SEKARANG, Orang Minangkabau telah terlalu jauh menari dibawah tabuhan genderang orang lain bermentalkan INLANDER mental terjajah, telah menjadi etnis penjilat pada penguasa. Dan baru² ini Rumah gadang meradang dan Bundo kandung menangis, perilaku Oknum yang tidak bertanggung jawab mencoreng kuliner Minangkabau yang notabene makanan terenak di dunia dengan adanya rendang ""BABIAMBO"".

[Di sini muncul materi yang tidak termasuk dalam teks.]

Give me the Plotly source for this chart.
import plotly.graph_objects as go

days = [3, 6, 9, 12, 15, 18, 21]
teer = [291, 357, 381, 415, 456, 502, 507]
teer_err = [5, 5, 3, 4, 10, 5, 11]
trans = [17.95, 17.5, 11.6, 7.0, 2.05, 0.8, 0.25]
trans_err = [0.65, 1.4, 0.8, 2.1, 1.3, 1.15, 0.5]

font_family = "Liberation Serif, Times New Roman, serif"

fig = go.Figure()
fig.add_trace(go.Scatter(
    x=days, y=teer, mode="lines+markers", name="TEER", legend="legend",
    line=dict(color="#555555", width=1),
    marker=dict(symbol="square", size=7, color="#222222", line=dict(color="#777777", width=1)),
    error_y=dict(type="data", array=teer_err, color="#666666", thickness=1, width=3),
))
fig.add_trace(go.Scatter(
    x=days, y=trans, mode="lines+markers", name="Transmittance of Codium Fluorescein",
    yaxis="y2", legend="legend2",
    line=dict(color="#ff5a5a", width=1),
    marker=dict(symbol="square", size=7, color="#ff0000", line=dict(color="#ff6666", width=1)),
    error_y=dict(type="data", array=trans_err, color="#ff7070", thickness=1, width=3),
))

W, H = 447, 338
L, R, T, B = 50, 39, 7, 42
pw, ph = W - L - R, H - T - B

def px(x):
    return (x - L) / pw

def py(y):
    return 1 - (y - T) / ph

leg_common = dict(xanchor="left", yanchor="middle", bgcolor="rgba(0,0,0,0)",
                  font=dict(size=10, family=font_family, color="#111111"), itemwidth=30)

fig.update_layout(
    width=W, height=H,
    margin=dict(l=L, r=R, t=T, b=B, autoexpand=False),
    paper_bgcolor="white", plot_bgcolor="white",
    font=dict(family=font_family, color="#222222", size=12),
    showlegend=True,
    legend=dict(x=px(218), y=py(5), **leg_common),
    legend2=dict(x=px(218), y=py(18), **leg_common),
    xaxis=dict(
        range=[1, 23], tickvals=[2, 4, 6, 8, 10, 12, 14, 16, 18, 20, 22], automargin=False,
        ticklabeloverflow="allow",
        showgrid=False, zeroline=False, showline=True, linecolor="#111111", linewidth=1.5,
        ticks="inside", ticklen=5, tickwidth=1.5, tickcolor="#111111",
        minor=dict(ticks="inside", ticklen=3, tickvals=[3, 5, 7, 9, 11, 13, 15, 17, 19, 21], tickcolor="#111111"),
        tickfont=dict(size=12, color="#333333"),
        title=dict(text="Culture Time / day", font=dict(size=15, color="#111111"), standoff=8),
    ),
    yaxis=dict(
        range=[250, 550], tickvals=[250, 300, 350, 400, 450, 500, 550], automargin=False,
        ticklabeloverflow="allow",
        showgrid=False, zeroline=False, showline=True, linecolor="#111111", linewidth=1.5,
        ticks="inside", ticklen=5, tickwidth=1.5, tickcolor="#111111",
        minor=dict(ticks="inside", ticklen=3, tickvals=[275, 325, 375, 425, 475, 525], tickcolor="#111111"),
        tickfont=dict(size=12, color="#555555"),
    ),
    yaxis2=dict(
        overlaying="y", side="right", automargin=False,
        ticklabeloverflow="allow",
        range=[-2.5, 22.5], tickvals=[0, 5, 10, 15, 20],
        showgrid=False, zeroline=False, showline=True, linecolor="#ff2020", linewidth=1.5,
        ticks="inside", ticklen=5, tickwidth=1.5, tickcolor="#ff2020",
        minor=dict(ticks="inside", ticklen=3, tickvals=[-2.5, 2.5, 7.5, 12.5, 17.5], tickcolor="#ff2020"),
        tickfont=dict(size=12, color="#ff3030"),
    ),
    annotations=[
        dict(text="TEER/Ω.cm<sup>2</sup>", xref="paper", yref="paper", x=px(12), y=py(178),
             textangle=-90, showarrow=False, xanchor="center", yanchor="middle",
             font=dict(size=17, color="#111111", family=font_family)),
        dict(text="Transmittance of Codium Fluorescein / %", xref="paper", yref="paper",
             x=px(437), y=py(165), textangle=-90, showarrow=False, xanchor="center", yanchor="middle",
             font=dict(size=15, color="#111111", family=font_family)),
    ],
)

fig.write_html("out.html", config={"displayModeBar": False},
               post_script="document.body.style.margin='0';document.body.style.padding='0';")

Lalu dimana ketokohan orang Minang, dimana disimpan militansinya etnis Minangkabau yang selama ditakuti di Nusantara ini, dimana lembaga adat dan ulamanya Minangkabau yang keras dan tidak kenal toleransi apabila adat dibenturkan dengan Agama
Dimanakah Tuanku Nan Renceh ditidurkan yang rela membakar rumah kaumnya apabila agama mereka dilalaikan, lalu dimana Tuanku Imam Bonjol yang gagah berani dengan pedang terunyus bila Minangkabau diusik, lalu dimana Siti Manggopoh yang tidak kenal takut mati..! Lalu dimana...., dimana dan dimanakah mereka.....

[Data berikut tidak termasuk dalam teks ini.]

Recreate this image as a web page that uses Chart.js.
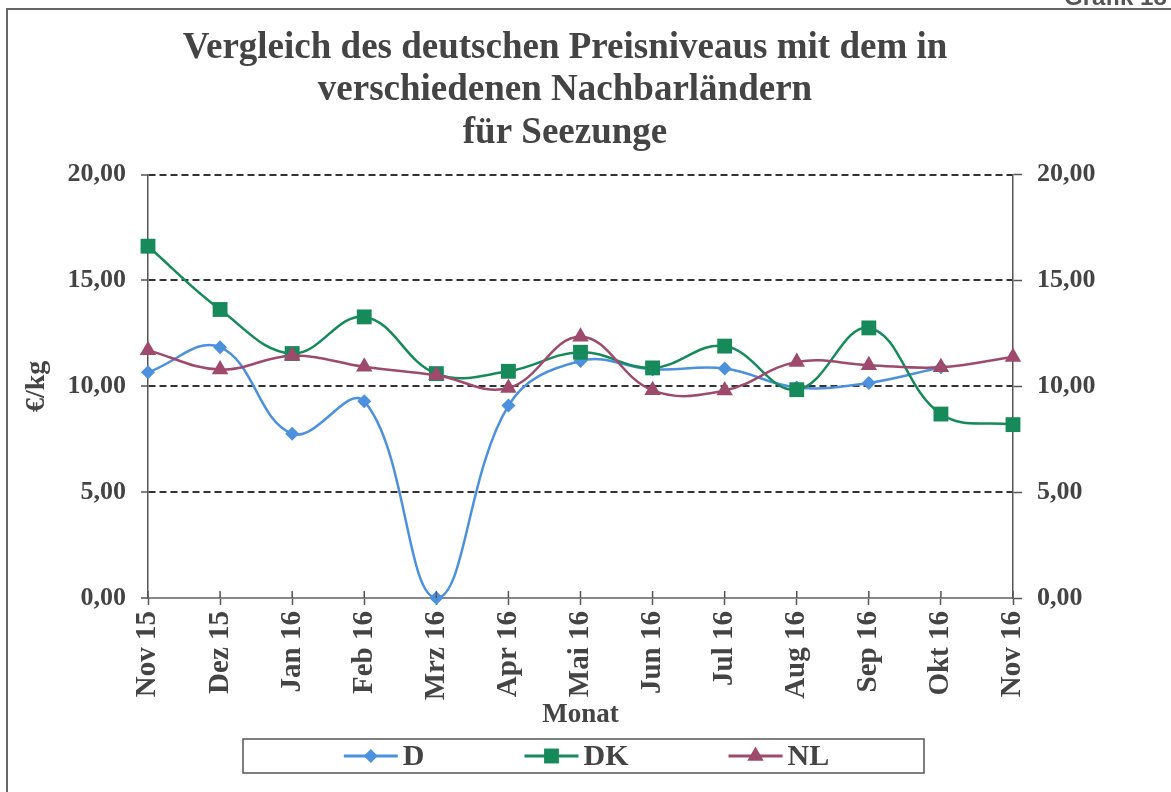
<!DOCTYPE html>
<html>
<head>
<meta charset="utf-8">
<script src="https://cdn.jsdelivr.net/npm/chart.js@4.4.0/dist/chart.umd.min.js"></script>
<style>
  body { margin: 0; background: #fff; }
  #wrap { width: 1171px; height: 792px; }
</style>
</head>
<body>
<div id="wrap"><canvas id="chart" width="1171" height="792"></canvas></div>
<script>
const months = ['Nov 15', 'Dez 15', 'Jan 16', 'Feb 16', 'Mrz 16', 'Apr 16', 'Mai 16', 'Jun 16', 'Jul 16', 'Aug 16', 'Sep 16', 'Okt 16', 'Nov 16'];
const priceD  = [10.66, 11.85, 7.76, 9.29, 0.00, 9.09, 11.20, 10.80, 10.84, 9.95, 10.16, 10.90, null];
const priceDK = [16.62, 13.63, 11.55, 13.28, 10.60, 10.71, 11.61, 10.87, 11.90, 9.84, 12.76, 8.69, 8.19];
const priceNL = [11.70, 10.79, 11.45, 10.92, 10.52, 9.92, 12.34, 9.81, 9.80, 11.15, 11.00, 10.90, 11.39];
const yTicks = [0, 5, 10, 15, 20];

const serif = '"Liberation Serif", "Times New Roman", serif';
const txt = '#444';
const fmt = v => v.toFixed(2).replace('.', ',');

// page frame + cut-off caption at the top
const frame = {
    id: 'frame',
    beforeDraw(chart) {
        const c = chart.ctx;
        c.save();
        c.fillStyle = '#fff';
        c.fillRect(0, 0, chart.width, chart.height);
        c.strokeStyle = '#666';
        c.lineWidth = 2;
        c.beginPath();
        c.moveTo(7, chart.height);
        c.lineTo(7, 9);
        c.lineTo(chart.width, 9);
        c.stroke();
        c.fillStyle = '#555';
        c.font = 'bold 24px "Liberation Sans", Arial, sans-serif';
        c.textBaseline = 'alphabetic';
        c.fillText('Grafik 18', 1064, 5);
        c.restore();
    }
};

// short tick marks above the x axis too (they cross the axis in the original)
const xTicksUp = {
    id: 'xTicksUp',
    afterDatasetsDraw(chart) {
        const x = chart.scales.x, c = chart.ctx, b = chart.chartArea.bottom;
        c.save();
        c.strokeStyle = '#555';
        c.lineWidth = 1.5;
        c.beginPath();
        x.ticks.forEach((t, i) => {
            const px = x.getPixelForTick(i);
            c.moveTo(px, b - 7); c.lineTo(px, b);
        });
        c.stroke();
        c.restore();
    }
};

function marker(c, style, x, y, r) {
    c.beginPath();
    if (style === 'rectRot') {
        c.moveTo(x, y - r); c.lineTo(x + r, y); c.lineTo(x, y + r); c.lineTo(x - r, y);
    } else if (style === 'rect') {
        const s = r * Math.SQRT1_2;
        c.rect(x - s, y - s, 2 * s, 2 * s);
    } else {
        c.moveTo(x, y - r); c.lineTo(x + r * 0.866, y + r / 2); c.lineTo(x - r * 0.866, y + r / 2);
    }
    c.closePath();
    c.fill();
}

// legend box with line + marker samples
const boxLegend = {
    id: 'boxLegend',
    afterDraw(chart) {
        const c = chart.ctx;
        const top = chart.height - 53, h = 34, w = 681;
        const cx = chart.width / 2 - 2, cy = top + h / 2;
        c.save();
        c.strokeStyle = '#555';
        c.lineWidth = 1.5;
        c.strokeRect(cx - w / 2, top, w, h);
        c.font = 'bold 30px ' + serif;
        c.textBaseline = 'middle';
        const items = [0, 1, 2].map(i => chart.data.datasets[i]);
        const lineLen = 54, gap = 5, itemGap = 100;
        const widths = items.map(d => lineLen + gap + c.measureText(d.label).width);
        let x = cx - (widths.reduce((a, b) => a + b, 0) + itemGap * (items.length - 1)) / 2 + 3;
        items.forEach((d, i) => {
            c.strokeStyle = d.borderColor;
            c.lineWidth = 3;
            c.beginPath();
            c.moveTo(x, cy); c.lineTo(x + lineLen, cy);
            c.stroke();
            c.fillStyle = d.pointBackgroundColor;
            marker(c, d.pointStyle, x + lineLen / 2, cy, d.pointRadius);
            c.fillStyle = txt;
            c.fillText(d.label, x + lineLen + gap, cy + 1);
            x += widths[i] + itemGap;
        });
        c.restore();
    }
};

new Chart(document.getElementById('chart'), {
    type: 'line',
    data: {
        labels: months,
        datasets: [
            { label: 'D', data: priceD, borderColor: '#4d90de', pointBackgroundColor: '#4d90de', pointBorderWidth: 0,
              pointStyle: 'rectRot', pointRadius: 7, borderWidth: 2.5, tension: 0.4, clip: false, order: 3 },
            { label: 'DK', data: priceDK, borderColor: '#178a5b', pointBackgroundColor: '#178a5b', pointBorderWidth: 0,
              pointStyle: 'rect', pointRadius: 10.5, borderWidth: 2.5, tension: 0.4, clip: false, order: 2 },
            { label: 'NL', data: priceNL, borderColor: '#9d4a6d', pointBackgroundColor: '#9d4a6d', pointBorderWidth: 0,
              pointStyle: 'triangle', pointRadius: 9.5, borderWidth: 2.5, tension: 0.4, clip: false, order: 1 }
        ]
    },
    options: {
        responsive: false,
        animation: false,
        layout: { padding: { left: 8, right: 49, top: 0, bottom: 54 } },
        plugins: {
            legend: { display: false },
            tooltip: { enabled: false },
            title: {
                display: true,
                text: ['Vergleich des deutschen Preisniveaus mit dem in', 'verschiedenen Nachbarländern', 'für Seezunge'],
                color: txt,
                font: { family: serif, size: 37, weight: 'bold', lineHeight: 1.15 },
                padding: { top: 27, bottom: 20 }
            }
        },
        scales: {
            x: {
                offset: false,
                grid: { drawOnChartArea: false, tickLength: 7, color: '#555', tickColor: '#555', tickWidth: 1.5 },
                border: { color: '#888', width: 2 },
                ticks: { minRotation: 90, maxRotation: 90, autoSkip: false, padding: 6, color: txt,
                         font: { family: serif, size: 29, weight: 'bold' } },
                title: { display: true, text: 'Monat', color: txt, padding: { top: 0, bottom: 7 },
                         font: { family: serif, size: 27, weight: 'bold' } },
                afterFit(s) { s.height = 140; }
            },
            y: {
                position: 'left',
                min: 0, max: 20,
                afterBuildTicks(s) { s.ticks = yTicks.map(v => ({ value: v })); },
                ticks: { padding: 15, color: txt, callback: v => fmt(v),
                         font: { family: serif, size: 26, weight: 'bold' } },
                grid: { color: ctx => (ctx.tick && ctx.tick.value === 0) ? 'rgba(0,0,0,0)' : '#333',
                        lineWidth: 2, tickLength: 7, tickColor: '#555', tickWidth: 1.5 },
                border: { color: '#555', width: 1.5, dash: [7, 4] },
                title: { display: true, text: '€/kg', color: txt, padding: { top: 12, bottom: 0 },
                         font: { family: serif, size: 28, weight: 'bold' } },
                afterFit(s) { s.width = 140; }
            },
            y2: {
                position: 'right',
                min: 0, max: 20,
                afterBuildTicks(s) { s.ticks = yTicks.map(v => ({ value: v })); },
                ticks: { padding: 15, color: txt, callback: v => fmt(v),
                         font: { family: serif, size: 26, weight: 'bold' } },
                grid: { drawOnChartArea: false, tickLength: 9, color: '#555', tickColor: '#555', tickWidth: 1.5 },
                border: { color: '#555', width: 1.5 },
                afterFit(s) { s.width = 109; }
            }
        }
    },
    plugins: [frame, xTicksUp, boxLegend]
});
</script>
</body>
</html>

Demikian semoga bermanfaat :
Padang, 18062022.
Wassalam
Add_bayer®
=======================
Catatan kaki:
[1] Belum didapati sumber tentang watak ekspansionis dan penaklukan yang dilakukan oleh orang Minangkabau atas daerah lain. Hubungan orang Minangkabau dengan keerajaan lain di Alam Melayu berdasarkan kepada hubungan kekerabatan melalui ikatan pernikahan atau penjemputan seorang anak raja untuk dirajakan di daerah rantau
[2] Sekarang Pandai Sikek masuk ke dalam Kabupaten Tanah Datar dan mereka mengaku orang Luhak Tanah Data. Hal ini menggenaskan namun disatu sisi dapat dimaklumi kerana orang sekarang beranggapan wilayah kebudayaan sama dengan wilayah administratif pemerintahan moderen.
[3] Syafrudin Prawiranegara memiliki darah campuran Banten-Minang, darah Minang diwarisinya dari sang ibunda yang masih merupakan keturunan dari kerabat kerajaan Pagaruyuang.